Is Pittsburgh Council Serious About Shutting Down Parking Authorty?

Member Group : Allegheny Institute

(July 20, 2011)–Members of Pittsburgh City Council have expressed frustration with the operations of the Public Parking Authority. Some have mentioned the possibility of dissolving the Authority. Perhaps that’s because Council members have spent the better part of the past two and a half years debating, deliberating, and discussing how to solve the City’s massive pension problems with the Parking Authority and its assets a major element in those discussions.

Recall that in early 2009 the Mayor proposed offering to lease the parking system assets to acquire a lump sum for the City’s pension funds. Council nixed that plan, but came up with an alternative that relied on dedicating a portion of the parking tax revenue the City receives to the pension funds over the next three decades. Whether that alternative will gain state approval will be determined in September.

In the meantime Council has increased rates at street meters (which the City owns) and has requested the Authority do the same for garages and lots (which the Authority owns) but the Authority has not complied with that request as of yet. Now the Authority wants to install new metering devices which would again boost meter rates. The interrelationship between the City and the Authority goes quite deep as they share meter revenue and the Authority makes a payment in lieu of taxes to the City from revenue it earns in addition to acting as a tax collector for the City. The City’s pension bailout calls for a much larger payment from the Authority.

Last week, a member of Council expressed the opinion "that the city consider dismantling the agency and taking over all meters, garages and lots" basically creating a Department of Parking. Another member said earlier in the year in regards to all City authorities that "There has to be either independence or unification [with city government]. You can’t have some halfway state between the two".

Which brings us to the question: What is required to shut down an authority? As we wrote last year (Policy Brief Volume 10, Number 50), under state law, a clear plan and wherewithal to pay off any and all outstanding debt have to be in place before the authority can go out of existence. The City of Pittsburgh could dissolve the Parking Authority as long as it had a plan of how to settle long-term debt and the Authority’s creditors agree to the plan. The Parking Authority has just over $100 million in long-term debt and also has its own pension and retiree health care plans. The board of directors of the Authority could convey the assets to the City once the debt is retired. All this assumes the Mayor and Council could work together or that Council can override any Mayoral objections.

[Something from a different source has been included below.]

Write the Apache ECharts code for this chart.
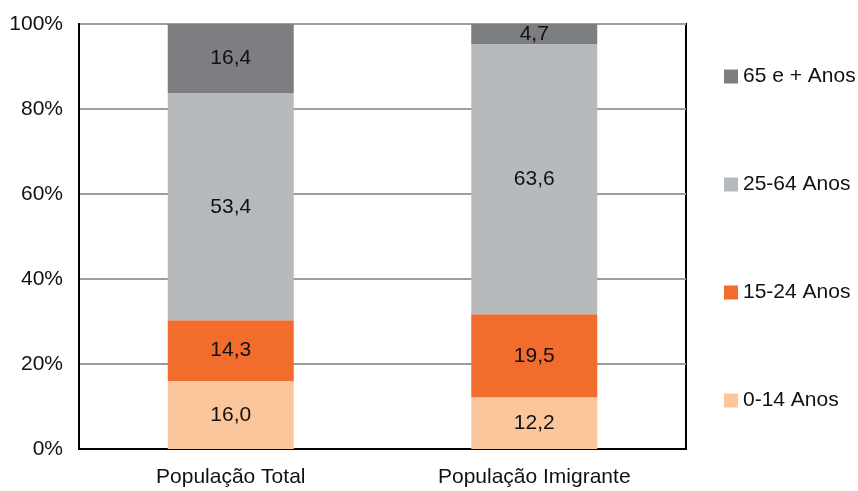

The City would have to agree to pay off the debt and absorb employees and their benefits into the general operations of the City. Ironically, the Mayor’s long-term lease proposal would have used the first $100 million of the lease price to erase the Authority’s debt. If there was ever a time to shut down an authority that would have been the golden opportunity. Under the Mayor’s plan the Parking Authority would have continued to exist but it would have been prohibited from building new garages in the lease area. But rather than take the opportunity to eliminate an authority, Council refused to approve the Mayor’s lease plan and thereby rejected the hundreds of millions of dollars it would have garnered for the City.

Interestingly, the argument was that parking rates would have to be raised by the lessee and that would hurt the City. Now, of course, Council is demanding that the Authority raise parking rates to generate money needed for its pension plan. Moreover, Council’s last minute plan on New Year’s Eve requires millions of parking tax dollars to be earmarked for pensions, leaving a budget hole to fill.

Since the City’s fiscal philosophy for the past few years has been to avoid taking on any new debt for any reason (even capital needs are paid out of recurring revenue) it is doubtful there will be much support for borrowing $100 million or more to pay off the Authority’s debt. Doing so would add to the $633 million in general bonded debt currently owed by the City. Folding the 150 or so Parking Authority employees into the City would increase the City’s full-time headcount to 3,476. Adding employees is exactly the wrong direction for the City.

There are no good data on the number of Pennsylvania authorities that have been terminated or have been absorbed by their incorporating municipality. Therefore it is impossible to gauge whether Pittsburgh would be joining a trend or be a pioneer by shutting down the Parking Authority. Even though the sports arenas are owned by the Sports and Exhibition Authority, the City’s Stadium Authority is still in existence years after Three Rivers Stadium was demolished. If Council were to end the Parking Authority it would be the first dissolution of a City authority.

Reducing the City’s authority count is undoubtedly a good long term goal. Council should start with one that has a lot less debt or that has marketable assets to cover debt and be willing to sell those assets. That does not appear to be in the cards.